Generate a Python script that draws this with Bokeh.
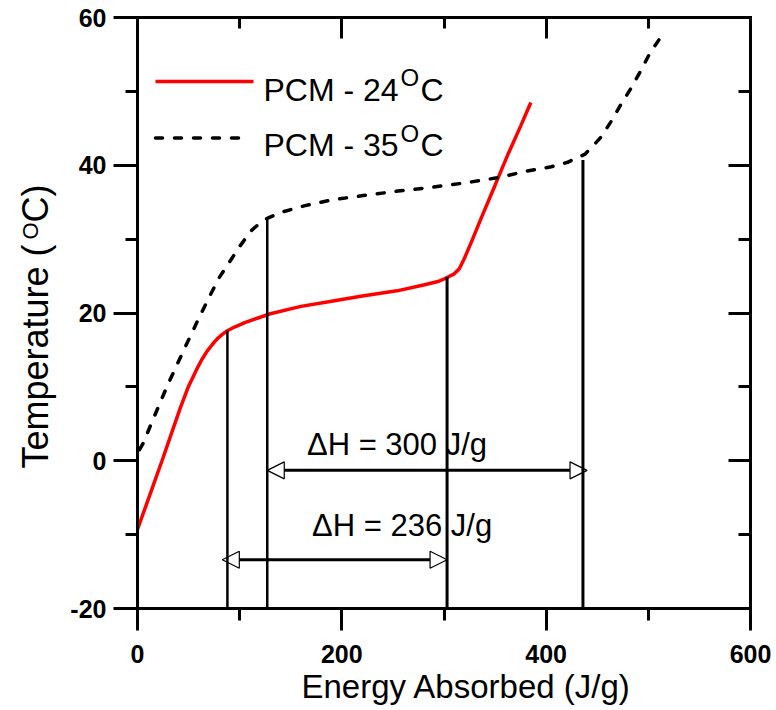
import math
from bokeh.plotting import figure
from bokeh.models import (LinearAxis, FixedTicker, Label, Range1d,
                          Arrow, NormalHead, ColumnDataSource, CustomLabelingPolicy)
from bokeh.core.properties import value
from bokeh.embed import file_html
from bokeh.resources import INLINE

# ---------------- data ----------------
energy_24 = [0, 8, 16, 24, 33, 42, 50, 58, 63, 68, 73, 78, 83, 88, 95, 105, 130, 160,
             190, 220, 254, 280, 295, 303, 310, 315, 320, 328, 336, 350, 363, 375, 385]
temp_24 = [-9.3, -6.2, -3.1, 0.0, 3.6, 7.2, 10.1, 12.4, 13.7, 14.8, 15.7, 16.5,
           17.1, 17.6, 18.1, 18.7, 19.9, 20.9, 21.6, 22.3, 23.0, 23.8, 24.3, 24.8,
           25.3, 26.0, 27.4, 30.0, 32.7, 37.3, 41.6, 45.3, 48.5]

energy_35 = [2, 6, 14, 29, 45, 58, 70, 80, 91, 100, 111, 120, 127, 140, 163, 190,
             221, 255, 287, 320, 352, 381, 405, 421, 438, 447, 453, 463, 473, 483,
             493, 502, 513, 516]
temp_35 = [1.5, 2.5, 5.2, 10.1, 14.9, 18.7, 22.1, 24.8, 27.1, 29.0, 31.1, 32.2,
           32.8, 33.6, 34.5, 35.3, 35.9, 36.5, 37.0, 37.6, 38.3, 39.2, 39.8, 40.4,
           41.5, 42.8, 43.7, 45.8, 48.2, 50.4, 52.9, 55.3, 57.5, 58.2]

drop_energy = [88, 127, 303, 436]
drop_temp = [17.6, 32.6, 24.9, 40.7]
drop_width = [2.5, 2.5, 3, 3]

dh_start = [127, 83]
dh_end = [440, 303]
dh_level = [-1.3, -13.4]
dh_labels = ["\u0394H = 300 J/g", "\u0394H = 236 J/g"]
dh_label_x = [254, 259]
dh_label_y = [2.2, -8.8]

x_major = [0, 200, 400, 600]
x_minor = [100, 300, 500]
y_major = [-20, 0, 20, 40, 60]
y_minor = [-10, 10, 30, 50]

series_names = ["PCM - 24", "PCM - 35"]
series_colors = ["#ff0000", "black"]
series_dash = ["solid", "7 12"]
x_title = "Energy Absorbed (J/g)"
y_title = ["Temperature (", "O", "C)"]

FONT = "Liberation Sans"

# ---------------- layout geometry (pixels) ----------------
W, H = 776, 710
PAD_L, PAD_R, PAD_T, PAD_B = 137, 26, 17, 102
x0, x1 = x_major[0], x_major[-1]
y0, y1 = y_major[0], y_major[-1]
sx = (W - PAD_L - PAD_R) / (x1 - x0)
sy = (H - PAD_T - PAD_B) / (y1 - y0)

p = figure(width=W, height=H, title=None, output_backend="svg", toolbar_location=None,
           x_range=Range1d(x0 - PAD_L / sx, x1 + PAD_R / sx),
           y_range=Range1d(y0 - PAD_B / sy, y1 + PAD_T / sy),
           min_border=0, x_axis_location=None, y_axis_location=None,
           background_fill_color="white", border_fill_color="white")
p.grid.visible = False
p.outline_line_color = None

xt = FixedTicker(ticks=x_major, minor_ticks=x_minor)
yt = FixedTicker(ticks=y_major, minor_ticks=y_minor)


def make_axis(ticker, loc, bounds, tin, tout, labels):
    ax = LinearAxis(ticker=ticker, fixed_location=loc, bounds=bounds)
    ax.axis_line_width = 3
    ax.axis_line_color = "black"
    ax.axis_line_cap = "square"
    ax.major_tick_line_width = 3
    ax.minor_tick_line_width = 3
    ax.major_tick_line_color = "black"
    ax.minor_tick_line_color = "black"
    ax.major_tick_in = tin[0]
    ax.minor_tick_in = tin[1]
    ax.major_tick_out = tout[0]
    ax.minor_tick_out = tout[1]
    if labels:
        ax.major_label_text_font = FONT
        ax.major_label_text_font_style = "bold"
        ax.major_label_text_font_size = "25px"
        ax.major_label_text_color = "black"
        ax.major_label_overrides = {v: str(v) for v in ticker.ticks}
    else:
        ax.major_label_policy = CustomLabelingPolicy(code="return []")
    return ax


bottom = make_axis(xt, y0, (x0, x1), (0, 0), (22, 12), True)
bottom.major_label_standoff = 14
p.add_layout(bottom, "below")

left = make_axis(yt, x0, (y0, y1), (0, 0), (24, 12), True)
left.major_label_standoff = 7
p.add_layout(left, "left")

top = make_axis(xt, y1, (x0, x1), (21, 11), (0, 0), False)
p.add_layout(top, "above")

right = make_axis(yt, x1, (y0, y1), (22, 12), (0, 0), False)
p.add_layout(right, "right")

# ---------------- data marks ----------------
p.line(energy_24, temp_24, line_color=series_colors[0], line_width=3.5,
       line_dash=series_dash[0])
p.line(energy_35, temp_35, line_color=series_colors[1], line_width=3.5,
       line_dash=series_dash[1], line_cap="round")

p.segment(x0=drop_energy, y0=[y0] * len(drop_energy), x1=drop_energy,
          y1=drop_temp, line_color="black", line_width=drop_width)

arrow_src = ColumnDataSource(dict(xs=dh_start, xe=dh_end, y=dh_level))
p.add_layout(Arrow(source=arrow_src, x_start="xs", y_start="y", x_end="xe",
                   y_end="y", line_width=3, line_color="black",
                   start=NormalHead(size=17, fill_alpha=0, line_width=1.2,
                                    line_color="black"),
                   end=NormalHead(size=17, fill_alpha=0, line_width=1.2,
                                  line_color="black")))

p.text(x=dh_label_x, y=dh_label_y, text=dh_labels, text_font=value(FONT),
       text_font_size="31px", text_align="center", text_baseline="middle",
       text_color="black")


# ---------------- legend (key lines + texts, in screen pixels) ----------------
def screen_label(x, y, text, size, angle=0.0, align="left"):
    p.add_layout(Label(x=x, y=y, x_units="screen", y_units="screen", text=text,
                       angle=angle, text_font=FONT, text_font_size=size,
                       text_color="black", text_baseline="alphabetic",
                       text_align=align))


KEY_X0 = 155
KEY_X1 = [253, 245]
KEY_Y = [629, 572.5]
TEXT_X = 263
TEXT_Y = [621, 565.5]
SUP_X = 400
SUP_DY = 12
C_X = 420

for i, name in enumerate(series_names):
    p.add_layout(Arrow(x_start=KEY_X0, y_start=KEY_Y[i], x_end=KEY_X1[i],
                       y_end=KEY_Y[i], start_units="screen", end_units="screen",
                       start=None, end=None, line_color=series_colors[i],
                       line_width=3.5, line_dash=series_dash[i],
                       line_cap="round" if i else "butt"))
    screen_label(TEXT_X, TEXT_Y[i], name, "32px")
    screen_label(SUP_X, TEXT_Y[i] + SUP_DY, "O", "24px")
    screen_label(C_X, TEXT_Y[i], "C", "32px")

# axis titles
screen_label(466, 24, x_title, "33px", align="center")
screen_label(35, 242, y_title[0], "36px", angle=math.pi / 2)
screen_label(30, 471, y_title[1], "22px", angle=math.pi / 2)
screen_label(35, 488, y_title[2], "36px", angle=math.pi / 2)

open("out.html", "w").write(file_html(p, INLINE))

• _Aim_: Return the material line for line, from its beginning to the line that contains "25.3, 26.0, 27.4, 30.0, 32.7, 37.3, 41.6, 45.3, 48.5]", with the pictures left out.

• _Task answer_:
Generate a Python script that draws this with Bokeh.
import math
from bokeh.plotting import figure
from bokeh.models import (LinearAxis, FixedTicker, Label, Range1d,
                          Arrow, NormalHead, ColumnDataSource, CustomLabelingPolicy)
from bokeh.core.properties import value
from bokeh.embed import file_html
from bokeh.resources import INLINE

# ---------------- data ----------------
energy_24 = [0, 8, 16, 24, 33, 42, 50, 58, 63, 68, 73, 78, 83, 88, 95, 105, 130, 160,
             190, 220, 254, 280, 295, 303, 310, 315, 320, 328, 336, 350, 363, 375, 385]
temp_24 = [-9.3, -6.2, -3.1, 0.0, 3.6, 7.2, 10.1, 12.4, 13.7, 14.8, 15.7, 16.5,
           17.1, 17.6, 18.1, 18.7, 19.9, 20.9, 21.6, 22.3, 23.0, 23.8, 24.3, 24.8,
           25.3, 26.0, 27.4, 30.0, 32.7, 37.3, 41.6, 45.3, 48.5]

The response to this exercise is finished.